Financial markets destabilised: aggressive monetary tightening not only kills growth in advanced economies but also triggers a major financial crisis of the magnitude of 2008. Massive capital flight destabilise emerging economies, while financial vulnerabilities accumulated throughout the past decade of monetary policy easing come to implosion. For the BIS, “structural vulnerabilities in the form of hidden leverage and liquidity mismatches loom large in the asset management sector”.
A disorderly climate transition: fossil fuel energy shortfalls are not compensated by renewable energy while mispricing of carbon remains an issue. Such disorderly transition would cut down productivity, costing between 5–10% GDP point by 2040, with a higher impact for China and India. A recent report by French CEPII estimates that both countries would account for over 55% of world energy consumption by 2050.

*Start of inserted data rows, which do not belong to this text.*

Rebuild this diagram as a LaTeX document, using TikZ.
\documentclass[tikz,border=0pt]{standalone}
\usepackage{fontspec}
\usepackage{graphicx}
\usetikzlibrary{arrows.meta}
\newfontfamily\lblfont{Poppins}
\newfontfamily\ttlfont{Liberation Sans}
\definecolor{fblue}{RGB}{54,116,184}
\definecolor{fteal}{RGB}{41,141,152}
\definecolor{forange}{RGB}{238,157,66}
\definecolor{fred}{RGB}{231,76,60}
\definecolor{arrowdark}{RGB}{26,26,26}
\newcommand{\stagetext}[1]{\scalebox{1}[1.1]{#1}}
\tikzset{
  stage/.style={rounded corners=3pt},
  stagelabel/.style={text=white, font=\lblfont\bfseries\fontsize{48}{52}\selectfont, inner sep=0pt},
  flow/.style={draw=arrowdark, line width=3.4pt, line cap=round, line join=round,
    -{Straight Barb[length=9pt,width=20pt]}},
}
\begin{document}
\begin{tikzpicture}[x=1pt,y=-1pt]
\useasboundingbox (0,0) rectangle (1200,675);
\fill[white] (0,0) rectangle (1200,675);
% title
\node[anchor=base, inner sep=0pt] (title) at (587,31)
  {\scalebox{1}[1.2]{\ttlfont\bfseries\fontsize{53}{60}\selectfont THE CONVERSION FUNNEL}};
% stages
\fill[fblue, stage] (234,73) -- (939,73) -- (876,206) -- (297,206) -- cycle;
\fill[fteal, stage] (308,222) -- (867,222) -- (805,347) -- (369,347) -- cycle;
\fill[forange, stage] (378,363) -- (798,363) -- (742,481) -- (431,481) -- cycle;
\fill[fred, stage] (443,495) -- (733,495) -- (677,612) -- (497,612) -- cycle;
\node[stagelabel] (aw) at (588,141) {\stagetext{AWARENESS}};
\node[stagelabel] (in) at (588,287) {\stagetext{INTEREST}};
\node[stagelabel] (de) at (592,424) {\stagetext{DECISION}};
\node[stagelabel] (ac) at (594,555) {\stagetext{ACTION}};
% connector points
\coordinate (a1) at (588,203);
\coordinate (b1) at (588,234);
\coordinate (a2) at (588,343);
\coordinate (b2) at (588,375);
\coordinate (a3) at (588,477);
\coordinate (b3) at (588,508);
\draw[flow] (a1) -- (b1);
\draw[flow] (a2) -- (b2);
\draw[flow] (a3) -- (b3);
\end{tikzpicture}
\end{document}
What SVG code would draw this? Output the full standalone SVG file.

A transition to war economies: geopolitical conflicts change scale and lead to a rearmament of Western Europe. In times of fiscal consolidation and competing public priorities, rearmament – reaching 3% of GDP – crowds out growth and sustainable development-oriented spending (education, health, infrastructure and climate transition) and does so with a much lower fiscal multiplier.
Leading economies go for re-shoring: geopolitical tensions also lead to re-shoring and “friend-shoring” strategies among advanced economies, most notably Western Europe and North America – prompting similar retrenchment policies by China. According to the World Bank, this scenario of “reshoring” by leading economies would have a negative impact across the board, including real income decreasing by 1.5% worldwide by 2030. The impact would be minimal for advanced economies and highest for China and for developing economies at large.